Is there a counterexample for the claim in the question subject, that a sum of two closed sets in $\mathbb R$ is closed? If not, how can we prove it?
(By sum of sets $X+Y$ I mean the set of all sums $x+y$ where $x$ is in $X$ and $y$ is in $Y$)
Thanks!
Consider the sets $A=\{ n\mid n=1,2,\ldots\}$ and $B=\{- n+{1\over n}\mid n= 2,3,\ldots\}$. Note that $0$ is not in the sum, but $1\over n$ is for each $n\ge2$.
consider $\mathbb Z$ and $\sqrt 2 \mathbb Z$ both are closed but the sum is not...:) moreover it is dense on $\mathbb R$
It's worth mentioning that :
if one is closed + bounded, another one is closed,then the addition is closed
Since closedness can be charaterized by sequence in $\Bbb{R}^n$,if $(x_n) \in A+B$ we need to show limit of the convergence sequence still lies in it.assume $A$ is compact $B $ is closed.
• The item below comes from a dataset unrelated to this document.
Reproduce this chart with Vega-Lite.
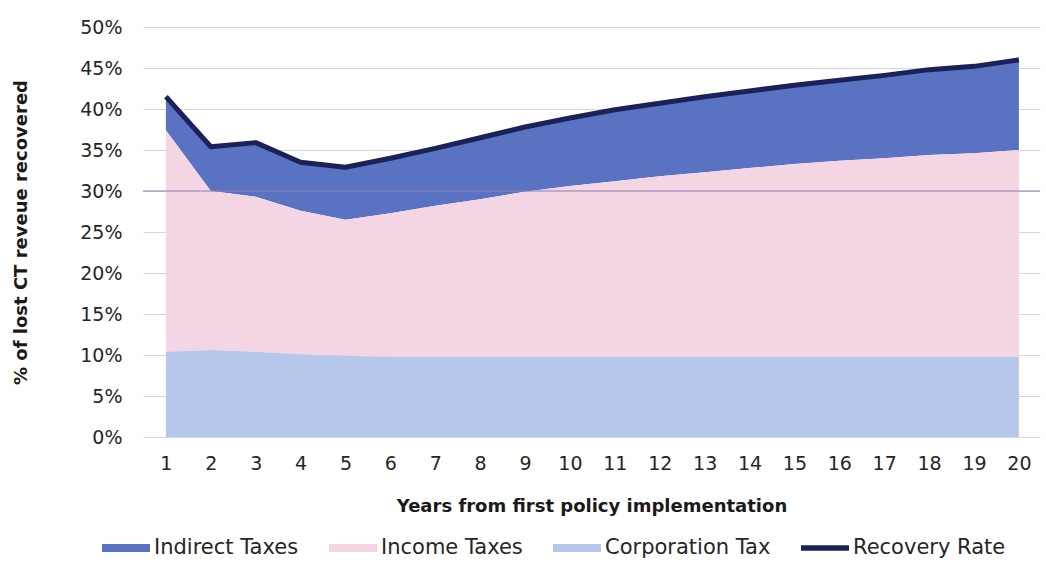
{
  "$schema": "https://vega.github.io/schema/vega-lite/v6.json",
  "width": 897,
  "height": 410,
  "autosize": "none",
  "padding": {"left": 143, "top": 27, "right": 6, "bottom": 125},
  "background": "white",
  "config": {"font": "DejaVu Sans", "view": {"stroke": null}},
  "data": {
    "values": [
      {"year": 1, "Corporation Tax": 0.104, "Income Taxes": 0.270, "Indirect Taxes": 0.041, "Recovery Rate": 0.415},
      {"year": 2, "Corporation Tax": 0.106, "Income Taxes": 0.194, "Indirect Taxes": 0.054, "Recovery Rate": 0.354},
      {"year": 3, "Corporation Tax": 0.104, "Income Taxes": 0.189, "Indirect Taxes": 0.066, "Recovery Rate": 0.359},
      {"year": 4, "Corporation Tax": 0.101, "Income Taxes": 0.175, "Indirect Taxes": 0.059, "Recovery Rate": 0.335},
      {"year": 5, "Corporation Tax": 0.099, "Income Taxes": 0.166, "Indirect Taxes": 0.064, "Recovery Rate": 0.329},
      {"year": 6, "Corporation Tax": 0.098, "Income Taxes": 0.175, "Indirect Taxes": 0.067, "Recovery Rate": 0.340},
      {"year": 7, "Corporation Tax": 0.098, "Income Taxes": 0.184, "Indirect Taxes": 0.070, "Recovery Rate": 0.352},
      {"year": 8, "Corporation Tax": 0.098, "Income Taxes": 0.192, "Indirect Taxes": 0.075, "Recovery Rate": 0.365},
      {"year": 9, "Corporation Tax": 0.098, "Income Taxes": 0.201, "Indirect Taxes": 0.079, "Recovery Rate": 0.378},
      {"year": 10, "Corporation Tax": 0.098, "Income Taxes": 0.208, "Indirect Taxes": 0.083, "Recovery Rate": 0.389},
      {"year": 11, "Corporation Tax": 0.098, "Income Taxes": 0.214, "Indirect Taxes": 0.087, "Recovery Rate": 0.399},
      {"year": 12, "Corporation Tax": 0.098, "Income Taxes": 0.220, "Indirect Taxes": 0.089, "Recovery Rate": 0.407},
      {"year": 13, "Corporation Tax": 0.098, "Income Taxes": 0.225, "Indirect Taxes": 0.092, "Recovery Rate": 0.415},
      {"year": 14, "Corporation Tax": 0.098, "Income Taxes": 0.230, "Indirect Taxes": 0.094, "Recovery Rate": 0.422},
      {"year": 15, "Corporation Tax": 0.098, "Income Taxes": 0.235, "Indirect Taxes": 0.096, "Recovery Rate": 0.429},
      {"year": 16, "Corporation Tax": 0.098, "Income Taxes": 0.239, "Indirect Taxes": 0.098, "Recovery Rate": 0.435},
      {"year": 17, "Corporation Tax": 0.098, "Income Taxes": 0.242, "Indirect Taxes": 0.101, "Recovery Rate": 0.441},
      {"year": 18, "Corporation Tax": 0.098, "Income Taxes": 0.246, "Indirect Taxes": 0.104, "Recovery Rate": 0.448},
      {"year": 19, "Corporation Tax": 0.098, "Income Taxes": 0.248, "Indirect Taxes": 0.106, "Recovery Rate": 0.452},
      {"year": 20, "Corporation Tax": 0.098, "Income Taxes": 0.252, "Indirect Taxes": 0.110, "Recovery Rate": 0.460}
    ]
  },
  "transform": [
    {"fold": ["Indirect Taxes", "Income Taxes", "Corporation Tax", "Recovery Rate"], "as": ["series", "value"]}
  ],
  "layer": [
    {
      "transform": [{"filter": "datum.series !== 'Recovery Rate'"}],
      "mark": {"type": "area", "interpolate": "linear"},
      "encoding": {
        "x": {
          "field": "year", "type": "quantitative",
          "scale": {"domain": [0.49, 20.47], "nice": false, "zero": false},
          "axis": {
            "values": [1,2,3,4,5,6,7,8,9,10,11,12,13,14,15,16,17,18,19,20],
            "title": "Years from first policy implementation",
            "titleFontSize": 18, "titleFontWeight": "bold", "titleColor": "#1a1a1a", "titlePadding": 24,
            "labelFontSize": 19, "labelColor": "#262626", "labelPadding": 17,
            "ticks": false, "domain": false, "grid": false
          }
        },
        "y": {
          "field": "value", "type": "quantitative", "stack": "zero",
          "scale": {"domain": [0, 0.5], "nice": false},
          "axis": {
            "values": [0,0.05,0.1,0.15,0.2,0.25,0.3,0.35,0.4,0.45,0.5],
            "format": ".0%",
            "title": "% of lost CT reveue recovered",
            "titleFontSize": 18, "titleFontWeight": "bold", "titleColor": "#1a1a1a", "titlePadding": 49,
            "labelFontSize": 19, "labelColor": "#262626", "labelPadding": 21,
            "ticks": false, "domain": false, "grid": true, "gridColor": "#d6d6d6", "gridWidth": 1
          }
        },
        "color": {
          "field": "series", "type": "nominal",
          "scale": {
            "domain": ["Indirect Taxes", "Income Taxes", "Corporation Tax", "Recovery Rate"],
            "range": ["#5a72c2", "#f4d5e4", "#b7c6eb", "#1b2159"]
          },
          "legend": {
            "orient": "none", "legendX": -41, "legendY": 497,
            "direction": "horizontal", "columns": 4, "title": null,
            "symbolType": "M-1,-0.17H1V0.17H-1Z", "symbolSize": 2304, "symbolStrokeWidth": 0, "symbolOpacity": 1,
            "labelFontSize": 21, "labelColor": "#262626", "labelOffset": 4, "labelLimit": 400, "columnPadding": 30,
            "encode": {
              "symbols": {"update": {"shape": {"signal": "datum.label === 'Recovery Rate' ? 'M-1,-0.11H1V0.11H-1Z' : 'M-1,-0.17H1V0.17H-1Z'"}}}
            }
          }
        },
        "order": {"field": "series", "sort": "ascending"}
      }
    },
    {
      "data": {"values": [{}]},
      "mark": {"type": "rule", "color": "#8d82b5", "strokeWidth": 1.5, "opacity": 0.7},
      "encoding": {"y": {"datum": 0.3}}
    },
    {
      "transform": [{"filter": "datum.series === 'Recovery Rate'"}],
      "mark": {"type": "line", "strokeWidth": 5, "strokeJoin": "round"},
      "encoding": {
        "x": {"field": "year", "type": "quantitative"},
        "y": {"field": "value", "type": "quantitative"},
        "color": {"field": "series", "type": "nominal", "legend": null}
      }
    }
  ]
}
Since $x_n= a_n +b_n \to x$,compactness implies sequential compactness hence $a_{n_k} \to a\in A$ for some subsequence. now $x_{n_k} \to x$ which means subsequence $b_{n_k}\to x-a$ converge,since $B$ is closed,$x-a \in B$ ,hence $x = a+b \in A+B$,which means the sum is closed.
Take $A=\{(a,0):a\in\mathbb{R}$ and $B=\{(b,\frac{1}{b}):b\in \mathbb{R}-\{0\}\}$. Then both $A,B\subset \mathbb{R}^2$ are closed. But $A+B=\{(a+b,\frac{1}{b}):a\in \mathbb{R},b\in \mathbb{R}-\{0\}\}.$The sequence $\{(0,\frac{1}{n})\}=\{(n-n,\frac{1}{n})\}\subset A+B$ but the limit $(0,0)$ which is not in the sum.
The sum $E +F$ may fail to be closed even if $E$ and $F$ are closed. For instance, set $E = \{(x, y) \in \mathbb R^2 : y > 1/x\text{ and }x > 0\}$ and $F = \{(x, y) \in\mathbb R^2 : y > -1/x\text{ and }x < 0\}$
Then $E$ and $F$ are closed, but $$E + F = \{(x, y) \in \mathbb R^2 : y > 0\}$$ is not closed.